There are also healthier ways for people to confront and release fascination with weapons, power, and conflict without real-world harm. Video games like Valorant, Dota 2 and Call of Duty provide controlled, fictional environments where players can experience competition, strategy, adrenaline, and even simulated combat without permanent consequences. In these spaces, aggression is governed by rules, resets, and teamwork rather than irreversible outcomes. Importantly, games allow players to explore intensity while reinforcing boundaries between imagination and reality. When paired with self-awareness, gaming can redirect impulses toward mastery, coordination, and problem-solving instead of violence, offering an outlet that satisfies curiosity without endangering lives.

Guns are often described as tools, but their defining purpose—to cause serious harm or death—raises deep moral concerns. Unlike most tools, guns are designed to end life quickly and efficiently. This singular function makes them uniquely dangerous, especially in societies already struggling with conflict, fear, and inequality. When guns are introduced into everyday situations, they escalate tension and turn moments of anger, panic, or misunderstanding into irreversible tragedy.

One of the strongest arguments for why guns are harmful is how easily they remove space for reflection and restraint. Human beings are emotional and imperfect. A bad day, an argument, or a mental health crisis can pass if time and distance exist. Guns collapse that time. Studies consistently show that the presence of a firearm increases the likelihood that conflicts will end in death rather than resolution. Even when intended for protection, guns often increase risk to the owner, their family, and bystanders.

There are also clear moments when a person should never use a gun. Guns should not be used when someone is angry, afraid, intoxicated, depressed, or seeking control over others. They should never be used to settle arguments, enforce personal justice, intimidate, or compensate for feelings of powerlessness. In these situations, the gun does not solve the problem—it multiplies the damage.

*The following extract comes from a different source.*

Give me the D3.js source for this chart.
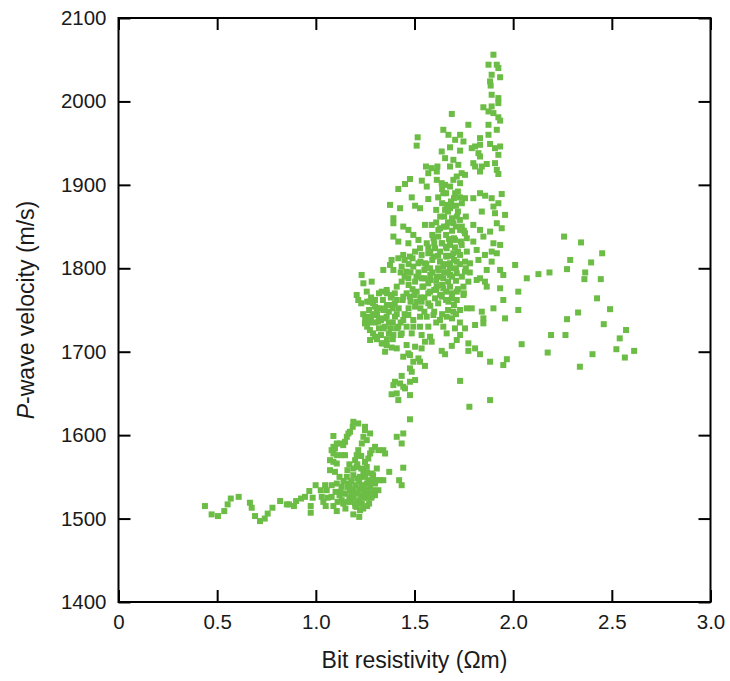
<!DOCTYPE html>
<html><head><meta charset="utf-8">
<script src="https://cdn.jsdelivr.net/npm/d3@7/dist/d3.min.js"></script>
<style>
html,body{margin:0;padding:0;background:#fff;}
svg{display:block;}
text{font-family:"Liberation Sans",Arial,Helvetica,sans-serif;}
</style></head>
<body>
<svg id="chart" width="730" height="681"></svg>
<script>
// ---- data: [bit resistivity (Ωm), P-wave velocity (m/s)] ----
const tailPoints = [
[0.438,1515],[0.472,1505],[0.504,1503],[0.536,1509],[0.553,1517],[0.569,1524],[0.609,1526],[0.666,1519],[0.675,1513],[0.692,1503],[0.717,1497],[0.741,1500],[0.756,1506],[0.780,1513],[0.819,1521],[0.853,1517],[0.864,1517],[0.889,1515],[0.900,1521],[0.925,1524],[0.945,1526],[0.967,1533],[0.974,1515],[0.974,1507],[0.984,1525],[0.999,1540]
];
const lowerCluster = [
[1.025,1534],[1.047,1540],[1.03,1526],[1.038,1520],[1.055,1534],[1.08,1526],[1.089,1515],[1.106,1509],[1.106,1542],[1.123,1532],[1.131,1522],[1.139,1518],[1.157,1550],[1.165,1542],[1.173,1534],[1.19,1526],[1.199,1518],[1.207,1514],[1.224,1510],[1.233,1518],[1.241,1526],[1.249,1534],[1.258,1542],[1.266,1546],[1.275,1538],[1.283,1526],[1.291,1534],[1.3,1542],[1.309,1546],[1.317,1534],[1.325,1546],[1.342,1546],[1.309,1560],[1.283,1554],[1.258,1562],[1.249,1568],[1.266,1572],[1.275,1578],[1.283,1582],[1.3,1586],[1.317,1582],[1.342,1582],[1.351,1578],[1.241,1556],[1.224,1550],[1.207,1562],[1.199,1570],[1.207,1576],[1.215,1582],[1.233,1590],[1.241,1598],[1.249,1606],[1.258,1594],[1.275,1602],[1.249,1610],[1.215,1614],[1.19,1616],[1.187,1610],[1.173,1604],[1.165,1602],[1.157,1598],[1.148,1592],[1.139,1588],[1.123,1590],[1.106,1590],[1.097,1584],[1.089,1586],[1.08,1582],[1.089,1578],[1.106,1576],[1.131,1576],[1.148,1576],[1.072,1570],[1.089,1568],[1.106,1566],[1.072,1558],[1.097,1556],[1.089,1599],[1.372,1556],[1.41,1598],[1.443,1602],[1.435,1590],[1.477,1619],[1.443,1561],[1.422,1546],[1.435,1540],
[1.15,1530],[1.16,1538],[1.18,1545],[1.2,1540],[1.21,1548],[1.22,1535],[1.23,1528],[1.19,1552],[1.17,1525],[1.14,1545],[1.13,1538],[1.25,1550],[1.26,1525],[1.27,1530],[1.24,1540],[1.18,1520],[1.2,1530],[1.22,1545],[1.16,1558],[1.21,1520],[1.12,1528],[1.1,1532],[1.28,1545],[1.3,1528],[1.23,1560],[1.24,1512],[1.26,1515],[1.19,1505],[1.22,1502],[1.15,1512],[1.06,1525],[1.08,1540],[1.11,1520],[1.05,1515],[1.27,1518],
[1.17,1540],[1.19,1535],[1.21,1530],[1.23,1538],[1.25,1530],[1.18,1530],[1.2,1515],[1.22,1522],[1.24,1525],[1.26,1535],[1.28,1525],[1.16,1520],[1.14,1530],[1.19,1560],[1.21,1565],[1.17,1565],[1.23,1575],[1.26,1555],[1.29,1552],[1.12,1550]
];
const upperColumn = [
[1.900,2056],[1.875,2044],[1.917,2044],[1.925,2040],[1.891,2032],[1.934,2029],[1.883,2024],[1.886,2019],[1.891,2008],[1.925,2004],[1.925,1998],[1.849,1993],[1.891,1994],[1.875,1988],[1.900,1986],[1.925,1981],[1.934,1977],[1.689,1985],[1.773,1972],[1.875,1972],[1.917,1966],[1.646,1966],[1.672,1960],[1.706,1954],[1.731,1960],[1.748,1952],[1.832,1956],[1.875,1960],[1.807,1946],[1.790,1944],[1.832,1948],[1.680,1945],[1.731,1941],[1.638,1940],[1.883,1949],[1.908,1944],[1.934,1946],[1.925,1936],[1.824,1938],[1.832,1934],[1.655,1932],[1.697,1930],[1.680,1922],[1.798,1926],[1.841,1922],[1.832,1916],[1.807,1922],[1.866,1925],[1.908,1926],[1.917,1918],[1.925,1913],[1.722,1924],[1.739,1914],[1.756,1912],[1.714,1910],[1.697,1906],[1.638,1902],[1.655,1900],[1.731,1902],[1.706,1890],[1.756,1884],[1.798,1884],[1.832,1890],[1.858,1887],[1.891,1884],[1.942,1889],[1.925,1878],[1.900,1874],[1.841,1868],[1.908,1866],[1.959,1864],[1.646,1890],[1.663,1876],
[1.516,1957],[1.511,1947],[1.558,1922],[1.587,1920],[1.616,1922],[1.57,1914],[1.613,1916],[1.477,1907],[1.452,1901],[1.418,1895],[1.537,1905],[1.562,1898],[1.613,1906],[1.486,1885],[1.57,1883],[1.376,1876],[1.427,1872],[1.503,1875],[1.528,1872],[1.393,1860]
];
const mainCluster = [
[1.393,1854],[1.443,1850],[1.469,1846],[1.494,1840],[1.52,1834],[1.553,1852],[1.587,1852],[1.621,1846],[1.663,1850],[1.697,1854],[1.731,1846],[1.756,1842],[1.798,1852],[1.832,1846],[1.849,1838],[1.883,1844],[1.917,1854],[1.942,1848],[1.393,1838],[1.418,1832],[1.469,1830],[1.528,1824],[1.562,1830],[1.596,1836],[1.604,1824],[1.638,1830],[1.663,1824],[1.68,1830],[1.705,1834],[1.739,1828],[1.765,1836],[1.798,1832],[1.815,1822],[1.765,1820],[1.731,1816],[1.697,1818],[1.663,1814],[1.629,1808],[1.596,1814],[1.57,1818],[1.536,1816],[1.503,1820],[1.477,1814],[1.443,1816],[1.418,1812],[1.384,1810],[1.376,1804],[1.342,1798],[1.393,1798],[1.435,1802],[1.46,1796],[1.494,1802],[1.52,1806],[1.553,1806],[1.579,1800],[1.621,1798],[1.646,1802],[1.68,1806],[1.714,1808],[1.756,1808],[1.781,1806],[1.824,1810],[1.857,1816],[1.891,1820],[1.9,1830],[1.934,1828],[1.917,1818],[1.891,1808],[1.866,1798],[1.934,1798],[1.95,1792],[2.01,1804],[2.069,1788],[2.026,1772],[1.95,1762],[2.026,1750],[1.959,1740],
[1.232,1792],[1.241,1782],[1.283,1784],[1.258,1772],[1.207,1768],[1.215,1762],[1.274,1760],[1.3,1754],[1.334,1772],[1.359,1774],[1.384,1768],[1.41,1778],[1.435,1784],[1.469,1788],[1.503,1784],[1.536,1788],[1.579,1786],[1.613,1790],[1.646,1788],[1.68,1792],[1.714,1794],[1.756,1796],[1.773,1784],[1.748,1778],[1.714,1772],[1.68,1778],[1.646,1776],[1.613,1778],[1.579,1772],[1.545,1778],[1.511,1772],[1.477,1766],[1.443,1766],[1.41,1762],[1.376,1756],[1.342,1750],[1.308,1746],[1.266,1742],[1.249,1734],[1.274,1726],[1.3,1718],[1.393,1720],[1.418,1730],[1.443,1738],[1.469,1744],[1.503,1754],[1.536,1760],[1.57,1758],[1.604,1764],[1.638,1766],[1.672,1760],[1.689,1764],[1.714,1762],[1.748,1768],[1.765,1752],[1.79,1752],[1.731,1750],[1.697,1748],[1.663,1742],[1.629,1738],[1.596,1744],[1.562,1742],[1.528,1742],[1.494,1738],[1.46,1730],[1.435,1722],[1.486,1722],[1.494,1730],[1.528,1730],[1.536,1720],[1.579,1718],[1.705,1728],[1.731,1720],[1.756,1728],[1.807,1732],[1.815,1786],[1.832,1788],[1.857,1784],[1.866,1778],[1.841,1748],[1.849,1740],[1.849,1734],[1.9,1752],[1.934,1776],[1.317,1736],[1.342,1728],[1.359,1742],[1.401,1742],[1.646,1730],[1.663,1722],
[1.275,1714],[1.334,1710],[1.359,1708],[1.384,1705],[1.41,1704],[1.351,1700],[1.46,1708],[1.469,1698],[1.503,1706],[1.536,1704],[1.553,1712],[1.587,1712],[1.638,1701],[1.655,1697],[1.689,1707],[1.714,1714],[1.773,1710],[1.773,1701],[1.807,1704],[1.832,1697],[1.883,1688],[1.95,1684],[1.968,1691],[2.043,1709],[1.443,1694],[1.477,1696],[1.494,1688],[1.52,1692],[1.528,1688],[1.477,1680],[1.486,1676],[1.553,1683],[1.435,1671],[1.401,1664],[1.393,1660],[1.427,1662],[1.452,1656],[1.477,1664],[1.503,1666],[1.443,1658],[1.41,1650],[1.384,1649],[1.418,1642],[1.477,1648],[1.731,1665],[1.883,1642],[1.778,1634]
];
const denseCores = [
[1.62,1885],[1.64,1878],[1.66,1890],[1.68,1872],[1.70,1884],[1.72,1868],[1.74,1878],[1.65,1862],[1.67,1855],[1.69,1860],[1.71,1850],[1.73,1858],[1.75,1845],[1.63,1848],[1.66,1840],[1.70,1836],[1.64,1895],[1.68,1898],[1.72,1892],[1.61,1870],[1.76,1862],[1.69,1845],[1.655,1870],[1.685,1880],[1.715,1862],[1.74,1850],[1.675,1835],[1.705,1825],[1.735,1832],
[1.52,1795],[1.55,1788],[1.58,1792],[1.61,1785],[1.64,1780],[1.67,1784],[1.54,1778],[1.57,1770],[1.60,1774],[1.63,1768],[1.66,1772],[1.69,1770],[1.56,1805],[1.59,1810],[1.62,1800],[1.65,1795],[1.68,1800],[1.71,1785],[1.53,1765],[1.58,1755],[1.62,1758],[1.66,1762],[1.70,1756],[1.64,1745],[1.60,1748],[1.72,1775],[1.74,1790],[1.76,1800],[1.78,1795],[1.75,1770],[1.63,1820],[1.66,1826],[1.6,1830],[1.69,1815],[1.72,1820],
[1.27,1750],[1.29,1758],[1.31,1744],[1.33,1752],[1.35,1740],[1.37,1748],[1.39,1735],[1.41,1745],[1.30,1735],[1.32,1728],[1.34,1762],[1.36,1756],[1.38,1765],[1.40,1758],[1.42,1752],[1.28,1740],[1.26,1730],[1.29,1722],[1.31,1715],[1.33,1720],[1.35,1730],[1.37,1722],[1.39,1715],[1.43,1735],[1.45,1745],[1.47,1752],[1.44,1762],[1.46,1770],[1.48,1760],[1.50,1768],[1.24,1745],[1.23,1758],
[1.47,1805],[1.49,1812],[1.51,1790],[1.53,1808],[1.55,1798],[1.57,1782],[1.59,1795],[1.61,1775],[1.63,1790],[1.65,1805],[1.67,1795],[1.69,1790],[1.71,1800],[1.73,1805],[1.57,1825],[1.59,1840],[1.61,1855],[1.63,1862],[1.65,1850],[1.67,1868],[1.69,1875],[1.71,1875],[1.73,1885],[1.62,1838],[1.64,1830],[1.68,1828],[1.70,1810],[1.66,1815],[1.62,1815],[1.58,1820],[1.55,1765],[1.51,1760],[1.49,1775],[1.47,1780],[1.45,1790],[1.43,1795],[1.45,1810],[1.48,1795],[1.67,1750],[1.69,1740],[1.71,1745],[1.73,1735],[1.61,1735],[1.57,1730],[1.55,1748],[1.53,1752],
[1.26,1760],[1.28,1765],[1.25,1740],[1.27,1735],[1.29,1745],[1.31,1752],[1.33,1738],[1.35,1750],[1.37,1735],[1.39,1752],[1.41,1728],[1.43,1720],[1.38,1728],[1.36,1715],[1.34,1710],[1.32,1740],[1.30,1762],[1.32,1770],[1.36,1770],[1.40,1770]
];
const rightScatter = [
[2.128,1793],[2.184,1795],[2.258,1838],[2.344,1831],[2.451,1818],[2.289,1810],[2.395,1807],[2.273,1799],[2.365,1795],[2.361,1787],[2.444,1787],[2.425,1764],[2.491,1751],[2.329,1747],[2.273,1739],[2.459,1733],[2.572,1726],[2.192,1720],[2.265,1720],[2.54,1716],[2.523,1703],[2.613,1701],[2.566,1693],[2.175,1699],[2.402,1697],[2.338,1682]
];
const xTicks = [0, 0.5, 1.0, 1.5, 2.0, 2.5, 3.0];
const yTicks = [1400, 1500, 1600, 1700, 1800, 1900, 2000, 2100];
const xLabel = "Bit resistivity (Ωm)";
const yLabelItalic = "P";
const yLabelRest = "-wave velocity (m/s)";

const points = [].concat(tailPoints, lowerCluster, upperColumn, mainCluster, denseCores, rightScatter);

const svg = d3.select("#chart");
const L = 118.5, R = 710.5, T = 18, B = 602;
const x = d3.scaleLinear().domain([0, 3]).range([L, R]);
const y = d3.scaleLinear().domain([1400, 2100]).range([B, T]);

// points
svg.append("g").selectAll("rect").data(points).join("rect")
  .attr("x", d => x(d[0]) - 3)
  .attr("y", d => y(d[1]) - 3)
  .attr("width", 6).attr("height", 6)
  .attr("fill", "#6cbd45");

const tickLen = 12;
const fmtX = d3.format(".1f");
function styleAxis(g){
  g.select(".domain").remove();
  g.selectAll(".tick line").attr("stroke", "#000").attr("stroke-width", 2);
  g.selectAll(".tick text").attr("fill", "#1a1a1a").style("font-size", "20.5px")
    .style("font-family", '"Liberation Sans", Arial, Helvetica, sans-serif');
}
svg.append("g").attr("transform", `translate(0,${B})`)
  .call(d3.axisBottom(x).tickValues(xTicks).tickFormat(d => d === 0 ? "0" : fmtX(d)).tickSizeInner(-tickLen).tickSizeOuter(0).tickPadding(12))
  .call(styleAxis);
svg.append("g").attr("transform", `translate(0,${T})`)
  .call(d3.axisTop(x).tickValues(xTicks).tickFormat("").tickSizeInner(-tickLen).tickSizeOuter(0))
  .call(styleAxis);
svg.append("g").attr("transform", `translate(${L},0)`)
  .call(d3.axisLeft(y).tickValues(yTicks).tickFormat(d3.format("d")).tickSizeInner(-tickLen).tickSizeOuter(0).tickPadding(12))
  .call(styleAxis);
svg.append("g").attr("transform", `translate(${R},0)`)
  .call(d3.axisRight(y).tickValues(yTicks).tickFormat("").tickSizeInner(-tickLen).tickSizeOuter(0))
  .call(styleAxis);

// frame
svg.append("rect").attr("x", L).attr("y", T).attr("width", R - L).attr("height", B - T)
  .attr("fill", "none").attr("stroke", "#000").attr("stroke-width", 2);

// axis titles
svg.append("text").attr("x", (L + R) / 2).attr("y", 668).attr("text-anchor", "middle")
  .style("font-size", "23px").attr("fill", "#1a1a1a").text(xLabel);
const yt = svg.append("text").attr("transform", `translate(34,${(T + B) / 2}) rotate(-90)`)
  .attr("text-anchor", "middle").style("font-size", "23px").attr("fill", "#1a1a1a");
yt.append("tspan").style("font-style", "italic").text(yLabelItalic);
yt.append("tspan").text(yLabelRest);
</script>
</body></html>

Ethically, societies thrive when conflicts are addressed through communication, law, care, and accountability rather than lethal force. Investing in education, mental health support, community trust, and nonviolent conflict resolution saves more lives than widespread weapon access ever could. Recognizing the danger of guns is not about weakness; it is about valuing human life, restraint, and the belief that most problems require wisdom—not firepower—to solve.